Blackwater (renamed “Xe”) has been kicked out of Iraq. Baghdad has revoked its operating license, and the State Department cancelled its long-standing private security contract earlier this year, replacing it with competitors DynCorp and Triple Canopy. But ridding Mesopotamia of Erik Prince and his hired guns is apparently not that simple. According to a lawsuit (PDF) filed Wednesday in the US District Court in Alexandria, Virginia, Blackwater continues to operate in Iraq under the mantle of Greystone Ltd., one of an array of smaller sub-companies under the Blackwater/Xe umbrella. (Dan Schulman and I wrote an in-depth piece about Greystone and its practice of hiring Third-World mercenaries for duty in Iraq in the March/April 2008 issue of Mother Jones.)
The contract in question is with a State Department-funded group called the International Republican Institute (IRI). Nominally nonpartisan, it claims to be promoting good governance and the rule of law in Iraq. In reality, the organization’s leadership is heavily populated with Republicans, including Senator John McCain, who serves as chairman of the board. Bill Sizemore of HamptonRoads.com reports that, between 2005 and 2007, the IRI paid Blackwater $17 million annually for security services, almost a quarter of the group’s $75-million annual budget.
The lawsuit is one of several filed by DC firm Burke O’Neil LLC on behalf of Iraqis, who claim to be victims of Blackwater operators. In this case, the plaintiffs are suing for the unlawful deaths of an elderly Iraqi woman and an Iraqi college student killed allegedly by Greystone operators while driving on a road near Hilla on August 13, 2007. (Anne Tyrrell, Blackwater’s spokesperson, told Sizemore that the lawsuit is “riddled with errors” and denied that Greystone was operating anywhere near Hilla at the time of the incident.)

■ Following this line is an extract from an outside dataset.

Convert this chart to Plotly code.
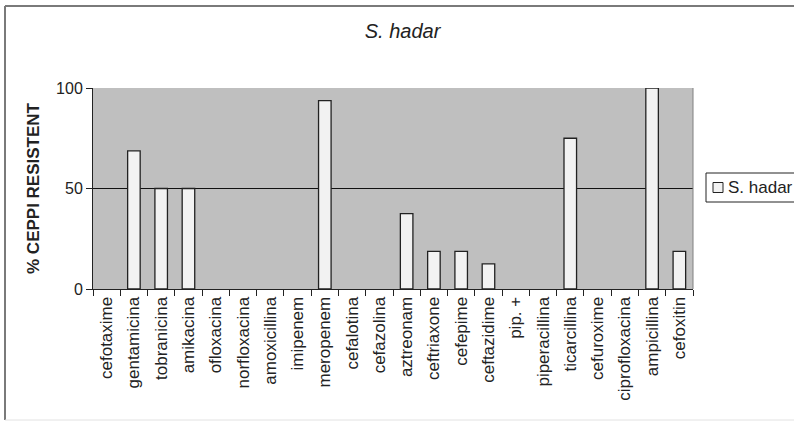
import plotly.graph_objects as go

# Resistance (%) of S. hadar strains to each antibiotic
antibiotics = [
    "cefotaxime", "gentamicina", "tobranicina", "amikacina", "ofloxacina",
    "norfloxacina", "amoxicillina", "imipenem", "meropenem", "cefalotina",
    "cefazolina", "aztreonam", "ceftriaxone", "cefepime", "ceftazidime",
    "pip. +", "piperacillina", "ticarcillina", "cefuroxime", "ciprofloxacina",
    "ampicillina", "cefoxitin",
]
resistant_pct = [
    0, 68.75, 50, 50, 0,
    0, 0, 0, 93.75, 0,
    0, 37.5, 18.75, 18.75, 12.5,
    0, 0, 75, 0, 0,
    100, 18.75,
]
series_name = "S. hadar"
chart_title = "S. hadar"
y_title = "% CEPPI RESISTENT"
y_ticks = [0, 50, 100]

W, H = 794, 426
ML, MR, MT, MB = 93, 101, 88, 137
PW, PH = W - ML - MR, H - MT - MB

def px(x):
    return (x - ML) / PW

def py(y):
    return (H - MB - y) / PH

FONT = "Liberation Sans, Arial, sans-serif"
INK = "#222222"

# empty bars get no outline so they don't leave stubs on the axis
outline_widths = [1.3 if v > 0 else 0 for v in resistant_pct]

fig = go.Figure(
    go.Bar(
        x=antibiotics,
        y=resistant_pct,
        name=series_name,
        width=0.46,
        marker=dict(color="#f2f2f2",
                    line=dict(color="#222222", width=outline_widths)),
        showlegend=False,
    )
)

shapes = [
    # plot-area right edge
    dict(type="line", xref="paper", yref="paper", x0=1, x1=1, y0=0, y1=1,
         line=dict(color="#808080", width=1)),
    # outer chart frame
    dict(type="line", xref="paper", yref="paper", x0=px(5), x1=px(5),
         y0=py(6), y1=py(420), line=dict(color="#7a7a7a", width=2)),
    dict(type="line", xref="paper", yref="paper", x0=px(5), x1=px(800),
         y0=py(6), y1=py(6), line=dict(color="#7a7a7a", width=2)),
    dict(type="line", xref="paper", yref="paper", x0=px(5), x1=px(800),
         y0=py(420), y1=py(420), line=dict(color="#e2e2e2", width=1)),
    # legend box and key
    dict(type="rect", xref="paper", yref="paper", x0=px(706), x1=px(802),
         y0=py(202), y1=py(173), line=dict(color="#222222", width=1),
         fillcolor="white"),
    dict(type="rect", xref="paper", yref="paper", x0=px(713), x1=px(723),
         y0=py(192.5), y1=py(182.5), line=dict(color="#222222", width=1),
         fillcolor="#f2f2f2"),
]

annotations = [
    dict(xref="paper", yref="paper", x=px(726), y=py(187.5), xanchor="left",
         yanchor="middle", text=series_name, showarrow=False,
         font=dict(family=FONT, size=17, color=INK)),
]

fig.update_layout(
    width=W, height=H,
    margin=dict(l=ML, r=MR, t=MT, b=MB, autoexpand=False),
    paper_bgcolor="white",
    plot_bgcolor="#bfbfbf",
    title=dict(text=f"<i>{chart_title}</i>", xref="container", yref="container",
               x=402.5 / W, y=1 - 31 / H, xanchor="center", yanchor="middle",
               font=dict(family=FONT, size=20, color=INK)),
    xaxis=dict(
        type="category", tickson="boundaries", ticks="outside", ticklen=6,
        tickcolor="#222222", tickangle=-90, showgrid=False, showline=True,
        linecolor="#222222", linewidth=1,
        tickfont=dict(family=FONT, size=17, color=INK),
    ),
    yaxis=dict(
        range=[0, 100], tickvals=y_ticks, ticks="outside", ticklen=6,
        tickcolor="#222222", showline=True, linecolor="#222222", linewidth=1,
        showgrid=True, gridcolor="#111111", gridwidth=1, zeroline=False,
        tickfont=dict(family=FONT, size=16, color=INK),
        title=dict(text=f"<b>{y_title}</b>", standoff=12,
                   font=dict(family=FONT, size=17, color=INK)),
    ),
    shapes=shapes,
    annotations=annotations,
    bargap=0.54,
)

fig.write_html("out.html")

The lawsuit alleges that Blackwater’s continued presence in Iraq, via Greystone, is illegal. From the written complaint:
Xe-Blackwater constantly operates in an illegal fashion, sending a clear message to its personnel that they should consider themselves free to act with impunity. As but one recent example, Xe-Blackwater continues to provide armed protection services in Iraq despite the fact the Iraqi government has refused to grant Xe-Blackwater the licenses needed to do business and carry weapons in Iraq.
That is, Xe-Blackwater is providing armed protection services under contract to the International Republican Institute (“IRI”), an American government-funded organization operating in Iraq. Xe-Blackwater, seeking to obscure its continued illegal operation in Iraq, directed its employees to enter into new contracts under the Greystone name rather than the Blackwater name. But Greystone is simply another corporate incarnation of Xe-Blackwater, and it is not license to carry weapons in Iraq.
For its part, the IRI issued a statement Wednesday, acknowledging its Blackwater contract: “Like the U.S. State Department, which continues contracts with Blackwater for both security and services, the International Republican Institute (IRI) has an ongoing contract with Blackwater for security in Iraq. As a U.S. State Department grantee, should Blackwater not be able to operate legally in Iraq, IRI would hire a new security firm.”